• [What is asked]: Repeat the material below exactly, with no pictures.
-- Begin Provided data --
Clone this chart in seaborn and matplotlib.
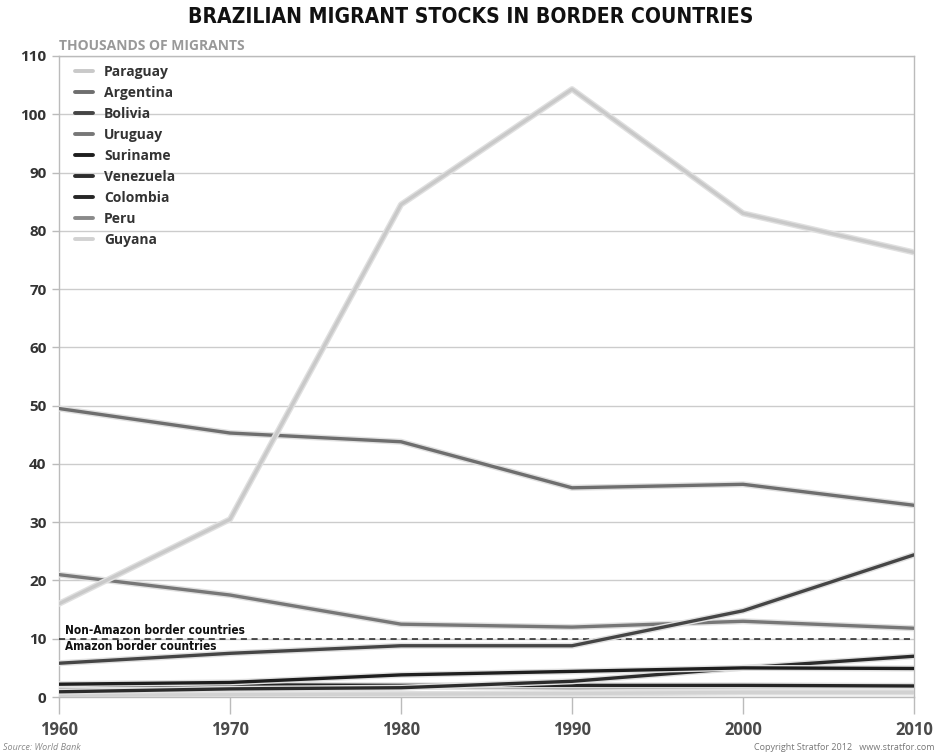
import matplotlib
matplotlib.use("Agg")
import matplotlib.pyplot as plt
import matplotlib.patheffects as pe
from matplotlib import font_manager as fm
import seaborn as sns
import pandas as pd

years = [1960, 1970, 1980, 1990, 2000, 2010]
countries = ["Paraguay", "Argentina", "Bolivia", "Uruguay", "Suriname",
             "Venezuela", "Colombia", "Peru", "Guyana"]
paraguay = [16.0, 30.5, 84.5, 104.3, 83.0, 76.3]
argentina = [49.5, 45.3, 43.8, 35.9, 36.5, 32.9]
bolivia = [5.8, 7.5, 8.8, 8.8, 14.8, 24.4]
uruguay = [21.0, 17.5, 12.5, 12.0, 13.0, 11.8]
suriname = [2.2, 2.5, 3.8, 4.4, 5.0, 4.9]
venezuela = [0.9, 1.4, 1.6, 2.7, 5.0, 7.0]
colombia = [2.0, 2.1, 2.0, 2.0, 2.0, 1.9]
peru = [1.5, 1.6, 1.8, 1.6, 1.8, 1.9]
guyana = [0.3, 0.4, 0.5, 0.6, 0.8, 0.8]
series = [paraguay, argentina, bolivia, uruguay, suriname, venezuela,
          colombia, peru, guyana]
colors = ["#c9c9c9", "#6e6e6e", "#454545", "#777777", "#1e1e1e",
          "#2c2c2c", "#262626", "#8a8a8a", "#d2d2d2"]
yticks = list(range(0, 111, 10))
threshold = 10

rows = []
for c, vals in zip(countries, series):
    for yr, v in zip(years, vals):
        rows.append({"year": yr, "value": v, "country": c})
df = pd.DataFrame(rows)

sns.set_theme(style="white")
plt.rcParams["font.family"] = ["Open Sans", "DejaVu Sans"]

# look for a condensed bold font
cond_font = None
for f in fm.fontManager.ttflist:
    nm = f.name.lower()
    if (("narrow" in nm or "condensed" in nm or str(f.stretch) in ("condensed", "semi-condensed"))
            and (f.weight in (700, "bold") or "bold" in f.fname.lower())):
        cond_font = f.fname
        break


def cond_props(size):
    if cond_font:
        return fm.FontProperties(fname=cond_font, size=size)
    return fm.FontProperties(family="Roboto", weight="bold", size=size)


fig = plt.figure(figsize=(9.37, 7.56), dpi=100)
ax = fig.add_axes([0.063, 0.078, 0.9125, 0.848])

palette = dict(zip(countries, colors))
sns.lineplot(data=df, x="year", y="value", hue="country", hue_order=countries,
             palette=palette, linewidth=2.4, ax=ax, legend=True, sort=True)

lines = ax.get_lines()[:len(countries)]
for i, line in enumerate(lines):
    line.set_path_effects([pe.Stroke(linewidth=4.4, foreground="#e0e0e0"),
                           pe.Normal()])
    line.set_solid_capstyle("round")
    line.set_zorder(10 if i == 0 else 5 - i * 0.1)

ax.axhline(threshold, color="#222222", linestyle=(0, (4, 3)), linewidth=1.1, zorder=4)
t1 = ax.text(1960.35, threshold + 0.3, "Non-Amazon border countries",
             fontproperties=cond_props(10), color="#111111", va="bottom", ha="left",
             zorder=12)
t2 = ax.text(1960.35, threshold - 0.3, "Amazon border countries",
             fontproperties=cond_props(10), color="#111111", va="top", ha="left",
             zorder=12)

ax.set_xlim(1960, 2010)
ax.set_ylim(0, 110)
ax.set_yticks(yticks)
ax.set_xticks(years)
ax.set_xticklabels([str(y) for y in years])
ax.grid(axis="y", color="#cccccc", linewidth=1.0)
ax.grid(axis="x", visible=False)
for s in ax.spines.values():
    s.set_color("#bbbbbb")
    s.set_linewidth(1.0)
ax.tick_params(axis="x", direction="out", length=12, width=1, color="#bbbbbb",
               labelsize=12, labelcolor="#4a4a4a", pad=5)
ax.tick_params(axis="y", direction="out", length=5, width=1, color="#bbbbbb",
               labelsize=11, labelcolor="#333333", pad=4)
ax.tick_params(bottom=True, left=True)
for lab in ax.get_xticklabels() + ax.get_yticklabels():
    lab.set_fontweight("bold")
ax.set_xlabel("")
ax.set_ylabel("")

leg = ax.legend(loc="upper left", bbox_to_anchor=(0.004, 1.005), frameon=False,
                handlelength=1.3, handletextpad=0.8, labelspacing=0.5,
                prop={"weight": "bold", "size": 10})
for t in leg.get_texts():
    t.set_color("#333333")
for h in leg.get_lines():
    h.set_linewidth(2.8)

title = fig.text(0.502, 0.977, "BRAZILIAN MIGRANT STOCKS IN BORDER COUNTRIES",
                 ha="center", va="center", fontproperties=cond_props(17),
                 color="#111111")
fig.text(0.063, 0.939, "THOUSANDS OF MIGRANTS", ha="left", va="center",
         fontsize=10, fontweight="bold", color="#999999")
fig.text(0.003, 0.011, "Source: World Bank", ha="left", va="center",
         fontsize=6.5, style="italic", color="#888888")
fig.text(0.997, 0.011, "Copyright Stratfor 2012   www.stratfor.com", ha="right",
         va="center", fontsize=6.5, color="#777777")

# fit condensed texts close to their widths in the reference
renderer = fig.canvas.get_renderer()
for txt, target in ((title, 565), (t1, 178), (t2, 150)):
    w = txt.get_window_extent(renderer=renderer).width
    if w > 0:
        txt.set_fontsize(txt.get_fontsize() * target / w)

fig.savefig("out.png", dpi=100)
-- End Provided data --
• [Exercise output]:
Clone this chart in seaborn and matplotlib.
import matplotlib
matplotlib.use("Agg")
import matplotlib.pyplot as plt
import matplotlib.patheffects as pe
from matplotlib import font_manager as fm
import seaborn as sns
import pandas as pd

years = [1960, 1970, 1980, 1990, 2000, 2010]
countries = ["Paraguay", "Argentina", "Bolivia", "Uruguay", "Suriname",
             "Venezuela", "Colombia", "Peru", "Guyana"]
paraguay = [16.0, 30.5, 84.5, 104.3, 83.0, 76.3]
argentina = [49.5, 45.3, 43.8, 35.9, 36.5, 32.9]
bolivia = [5.8, 7.5, 8.8, 8.8, 14.8, 24.4]
uruguay = [21.0, 17.5, 12.5, 12.0, 13.0, 11.8]
suriname = [2.2, 2.5, 3.8, 4.4, 5.0, 4.9]
venezuela = [0.9, 1.4, 1.6, 2.7, 5.0, 7.0]
colombia = [2.0, 2.1, 2.0, 2.0, 2.0, 1.9]
peru = [1.5, 1.6, 1.8, 1.6, 1.8, 1.9]
guyana = [0.3, 0.4, 0.5, 0.6, 0.8, 0.8]
series = [paraguay, argentina, bolivia, uruguay, suriname, venezuela,
          colombia, peru, guyana]
colors = ["#c9c9c9", "#6e6e6e", "#454545", "#777777", "#1e1e1e",
          "#2c2c2c", "#262626", "#8a8a8a", "#d2d2d2"]
yticks = list(range(0, 111, 10))
threshold = 10

rows = []
for c, vals in zip(countries, series):
    for yr, v in zip(years, vals):
        rows.append({"year": yr, "value": v, "country": c})
df = pd.DataFrame(rows)

sns.set_theme(style="white")
plt.rcParams["font.family"] = ["Open Sans", "DejaVu Sans"]

# look for a condensed bold font
cond_font = None
for f in fm.fontManager.ttflist:
    nm = f.name.lower()
    if (("narrow" in nm or "condensed" in nm or str(f.stretch) in ("condensed", "semi-condensed"))
            and (f.weight in (700, "bold") or "bold" in f.fname.lower())):
        cond_font = f.fname
        break


def cond_props(size):
    if cond_font:
        return fm.FontProperties(fname=cond_font, size=size)
    return fm.FontProperties(family="Roboto", weight="bold", size=size)


fig = plt.figure(figsize=(9.37, 7.56), dpi=100)
ax = fig.add_axes([0.063, 0.078, 0.9125, 0.848])

palette = dict(zip(countries, colors))
sns.lineplot(data=df, x="year", y="value", hue="country", hue_order=countries,
             palette=palette, linewidth=2.4, ax=ax, legend=True, sort=True)

lines = ax.get_lines()[:len(countries)]
for i, line in enumerate(lines):
    line.set_path_effects([pe.Stroke(linewidth=4.4, foreground="#e0e0e0"),
                           pe.Normal()])
    line.set_solid_capstyle("round")
    line.set_zorder(10 if i == 0 else 5 - i * 0.1)

ax.axhline(threshold, color="#222222", linestyle=(0, (4, 3)), linewidth=1.1, zorder=4)
t1 = ax.text(1960.35, threshold + 0.3, "Non-Amazon border countries",
             fontproperties=cond_props(10), color="#111111", va="bottom", ha="left",
             zorder=12)
t2 = ax.text(1960.35, threshold - 0.3, "Amazon border countries",
             fontproperties=cond_props(10), color="#111111", va="top", ha="left",
             zorder=12)

ax.set_xlim(1960, 2010)
ax.set_ylim(0, 110)
ax.set_yticks(yticks)
ax.set_xticks(years)
ax.set_xticklabels([str(y) for y in years])
ax.grid(axis="y", color="#cccccc", linewidth=1.0)
ax.grid(axis="x", visible=False)
for s in ax.spines.values():
    s.set_color("#bbbbbb")
    s.set_linewidth(1.0)
ax.tick_params(axis="x", direction="out", length=12, width=1, color="#bbbbbb",
               labelsize=12, labelcolor="#4a4a4a", pad=5)
ax.tick_params(axis="y", direction="out", length=5, width=1, color="#bbbbbb",
               labelsize=11, labelcolor="#333333", pad=4)
ax.tick_params(bottom=True, left=True)
for lab in ax.get_xticklabels() + ax.get_yticklabels():
    lab.set_fontweight("bold")
ax.set_xlabel("")
ax.set_ylabel("")

leg = ax.legend(loc="upper left", bbox_to_anchor=(0.004, 1.005), frameon=False,
                handlelength=1.3, handletextpad=0.8, labelspacing=0.5,
                prop={"weight": "bold", "size": 10})
for t in leg.get_texts():
    t.set_color("#333333")
for h in leg.get_lines():
    h.set_linewidth(2.8)

title = fig.text(0.502, 0.977, "BRAZILIAN MIGRANT STOCKS IN BORDER COUNTRIES",
                 ha="center", va="center", fontproperties=cond_props(17),
                 color="#111111")
fig.text(0.063, 0.939, "THOUSANDS OF MIGRANTS", ha="left", va="center",
         fontsize=10, fontweight="bold", color="#999999")
fig.text(0.003, 0.011, "Source: World Bank", ha="left", va="center",
         fontsize=6.5, style="italic", color="#888888")
fig.text(0.997, 0.011, "Copyright Stratfor 2012   www.stratfor.com", ha="right",
         va="center", fontsize=6.5, color="#777777")

# fit condensed texts close to their widths in the reference
renderer = fig.canvas.get_renderer()
for txt, target in ((title, 565), (t1, 178), (t2, 150)):
    w = txt.get_window_extent(renderer=renderer).width
    if w > 0:
        txt.set_fontsize(txt.get_fontsize() * target / w)

fig.savefig("out.png", dpi=100)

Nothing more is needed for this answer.